- **Records shown**:
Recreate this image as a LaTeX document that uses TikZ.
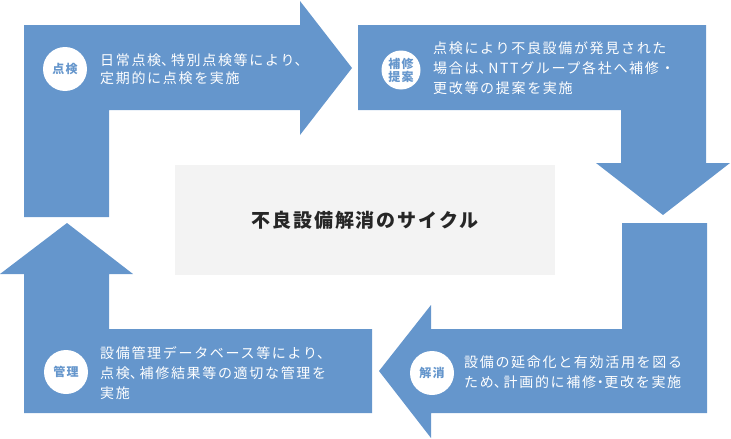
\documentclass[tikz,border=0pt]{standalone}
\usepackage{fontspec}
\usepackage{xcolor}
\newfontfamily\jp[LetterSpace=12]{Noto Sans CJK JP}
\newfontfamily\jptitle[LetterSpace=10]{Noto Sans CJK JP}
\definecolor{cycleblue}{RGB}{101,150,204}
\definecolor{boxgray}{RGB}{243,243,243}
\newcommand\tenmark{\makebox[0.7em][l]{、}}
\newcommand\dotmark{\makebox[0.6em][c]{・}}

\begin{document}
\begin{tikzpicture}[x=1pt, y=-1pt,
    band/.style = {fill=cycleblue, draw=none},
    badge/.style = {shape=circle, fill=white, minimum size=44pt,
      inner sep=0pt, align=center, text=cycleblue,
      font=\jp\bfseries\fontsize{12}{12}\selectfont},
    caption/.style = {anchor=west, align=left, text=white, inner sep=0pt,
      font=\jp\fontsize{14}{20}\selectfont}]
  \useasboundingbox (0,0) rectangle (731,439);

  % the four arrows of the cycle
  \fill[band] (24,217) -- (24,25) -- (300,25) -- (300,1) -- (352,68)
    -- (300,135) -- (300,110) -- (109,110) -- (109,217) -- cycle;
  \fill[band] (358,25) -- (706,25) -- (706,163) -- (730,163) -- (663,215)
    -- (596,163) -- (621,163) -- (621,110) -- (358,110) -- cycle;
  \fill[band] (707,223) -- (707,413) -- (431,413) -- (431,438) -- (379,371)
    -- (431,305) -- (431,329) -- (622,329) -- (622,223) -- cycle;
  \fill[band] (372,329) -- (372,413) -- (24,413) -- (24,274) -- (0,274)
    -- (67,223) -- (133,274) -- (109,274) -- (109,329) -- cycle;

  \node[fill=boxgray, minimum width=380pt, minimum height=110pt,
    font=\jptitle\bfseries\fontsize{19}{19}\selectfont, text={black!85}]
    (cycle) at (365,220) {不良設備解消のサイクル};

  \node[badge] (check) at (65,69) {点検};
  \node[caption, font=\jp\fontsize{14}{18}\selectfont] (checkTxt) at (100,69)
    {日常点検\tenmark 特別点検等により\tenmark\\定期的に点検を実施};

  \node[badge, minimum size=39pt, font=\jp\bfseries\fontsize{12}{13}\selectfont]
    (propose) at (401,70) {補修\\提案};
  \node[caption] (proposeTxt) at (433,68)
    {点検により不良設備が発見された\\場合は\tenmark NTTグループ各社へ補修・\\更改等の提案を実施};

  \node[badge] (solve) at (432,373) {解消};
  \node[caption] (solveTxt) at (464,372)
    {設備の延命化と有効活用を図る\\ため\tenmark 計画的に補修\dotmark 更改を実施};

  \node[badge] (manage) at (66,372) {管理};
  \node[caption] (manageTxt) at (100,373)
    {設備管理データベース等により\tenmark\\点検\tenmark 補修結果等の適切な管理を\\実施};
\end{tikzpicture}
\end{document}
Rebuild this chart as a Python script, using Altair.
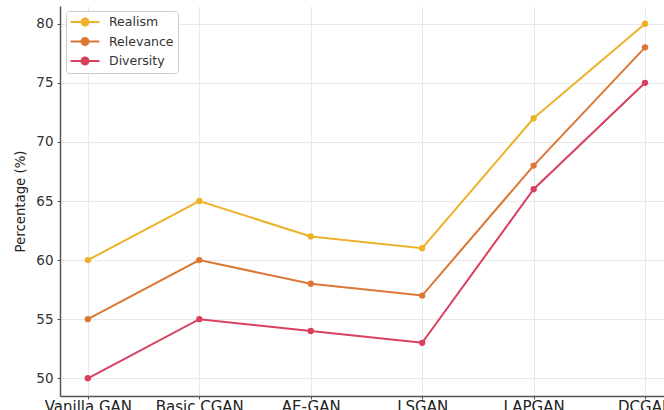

- **Job**:
Return each line of the data, keeping its wording exact and omitting pictures.

- **Exercise solution**:
Recreate this image as a LaTeX document that uses TikZ.
\documentclass[tikz,border=0pt]{standalone}
\usepackage{fontspec}
\usepackage{xcolor}
\newfontfamily\jp[LetterSpace=12]{Noto Sans CJK JP}
\newfontfamily\jptitle[LetterSpace=10]{Noto Sans CJK JP}
\definecolor{cycleblue}{RGB}{101,150,204}
\definecolor{boxgray}{RGB}{243,243,243}
\newcommand\tenmark{\makebox[0.7em][l]{、}}
\newcommand\dotmark{\makebox[0.6em][c]{・}}

\begin{document}
\begin{tikzpicture}[x=1pt, y=-1pt,
    band/.style = {fill=cycleblue, draw=none},
    badge/.style = {shape=circle, fill=white, minimum size=44pt,
      inner sep=0pt, align=center, text=cycleblue,
      font=\jp\bfseries\fontsize{12}{12}\selectfont},
    caption/.style = {anchor=west, align=left, text=white, inner sep=0pt,
      font=\jp\fontsize{14}{20}\selectfont}]
  \useasboundingbox (0,0) rectangle (731,439);

  % the four arrows of the cycle
  \fill[band] (24,217) -- (24,25) -- (300,25) -- (300,1) -- (352,68)
    -- (300,135) -- (300,110) -- (109,110) -- (109,217) -- cycle;
  \fill[band] (358,25) -- (706,25) -- (706,163) -- (730,163) -- (663,215)
    -- (596,163) -- (621,163) -- (621,110) -- (358,110) -- cycle;
  \fill[band] (707,223) -- (707,413) -- (431,413) -- (431,438) -- (379,371)
    -- (431,305) -- (431,329) -- (622,329) -- (622,223) -- cycle;
  \fill[band] (372,329) -- (372,413) -- (24,413) -- (24,274) -- (0,274)
    -- (67,223) -- (133,274) -- (109,274) -- (109,329) -- cycle;

  \node[fill=boxgray, minimum width=380pt, minimum height=110pt,
    font=\jptitle\bfseries\fontsize{19}{19}\selectfont, text={black!85}]
    (cycle) at (365,220) {不良設備解消のサイクル};

  \node[badge] (check) at (65,69) {点検};
  \node[caption, font=\jp\fontsize{14}{18}\selectfont] (checkTxt) at (100,69)
    {日常点検\tenmark 特別点検等により\tenmark\\定期的に点検を実施};

  \node[badge, minimum size=39pt, font=\jp\bfseries\fontsize{12}{13}\selectfont]
    (propose) at (401,70) {補修\\提案};
  \node[caption] (proposeTxt) at (433,68)
    {点検により不良設備が発見された\\場合は\tenmark NTTグループ各社へ補修・\\更改等の提案を実施};

  \node[badge] (solve) at (432,373) {解消};
  \node[caption] (solveTxt) at (464,372)
    {設備の延命化と有効活用を図る\\ため\tenmark 計画的に補修\dotmark 更改を実施};

  \node[badge] (manage) at (66,372) {管理};
  \node[caption] (manageTxt) at (100,373)
    {設備管理データベース等により\tenmark\\点検\tenmark 補修結果等の適切な管理を\\実施};
\end{tikzpicture}
\end{document}
Rebuild this chart as a Python script, using Altair.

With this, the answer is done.